Sorensen again claimed that, if the minimum lot size on water becomes 200 feet, the property value would go up: "The market as we go forward is going to go along with it."
Still, Fried called for patience lest the committee become too reactive.
"My perception when we were working on the rewrite of NR115 was that the pendulum was over here, and there was a lot of barking down state and they swung the pendulum, in my perception, probably too far the other way," he said. "I don't want us to be so reactive that we end up swinging it back. I think we need to conform to what we are supposed to and then hopefully have some abilities to adjust."
Committee chairman Scott Holewinski said the argument came back to property values and water quality.
"For my retirement, if I have a 200-foot lot, I want to know that I can split that so I can sell two parcels," Holewinski said. "The argument is that 200 feet will be worth twice as much. Well, I don't know."
The other main concern, Holewinski said, was what he called "the little itty bitty" lakes.
"Nobody wanted to see that 30-acre lake chopped up so many times," he said.

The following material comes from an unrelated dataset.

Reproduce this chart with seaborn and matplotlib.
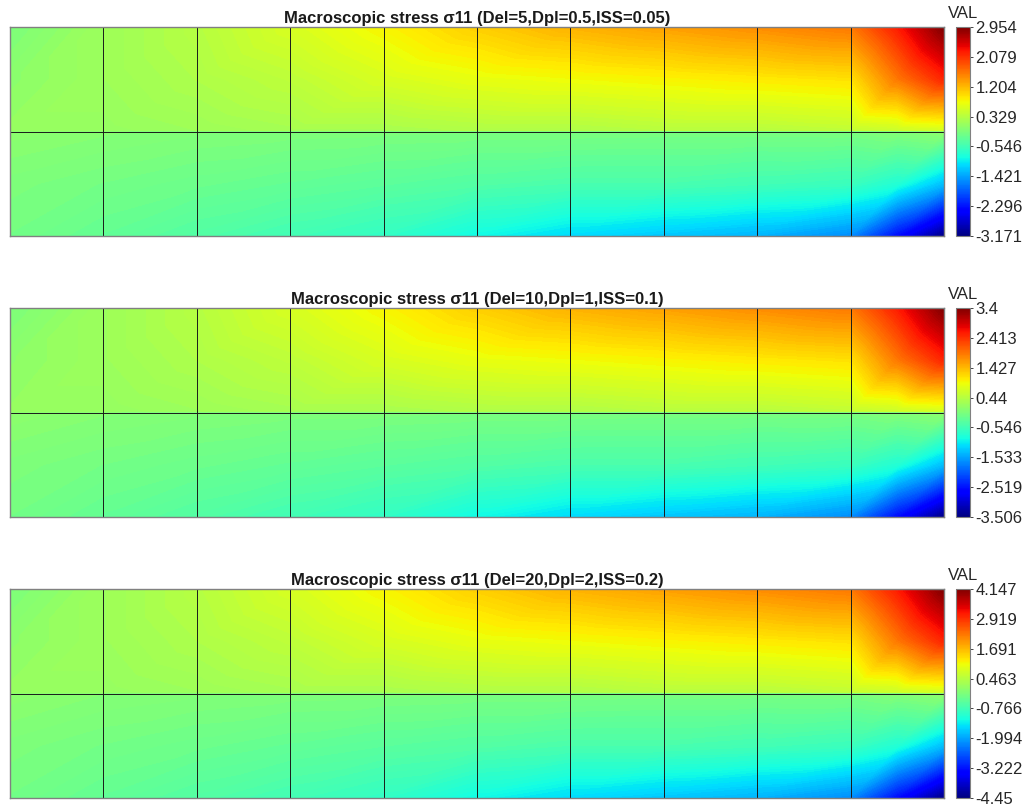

Fried said he would like the discussion to move to the full county board, and to have the board direct the committee to consider the change if that is what most supervisors wanted.
"There will be a multitude of ideas we may be directed to take a look at, but at least it would be coming from a majority of the county board," he said. "We could pick and choose a lot of things, but don't you think we should take what we have and find out everyone's feelings and get direction about what they want us to change, if anything."
Sorensen said he thought it was the zoning committee's job to consider such policies.
"I think it is our responsibility as the committee to go forward with ideas on zoning, that it comes from this committee up to the county board," he said. "That's the direction it normally flows. If I were to bring that kind of resolution (on my own), the first thing our chairman would say is, 'That belongs in the zoning committee, send it to that committee,' and that's the process."
The committee ended the discussion at that point without taking action, but Jennrich said he would undertake research, and it would not be surprising to see the discussion revisited in the fall or winter months.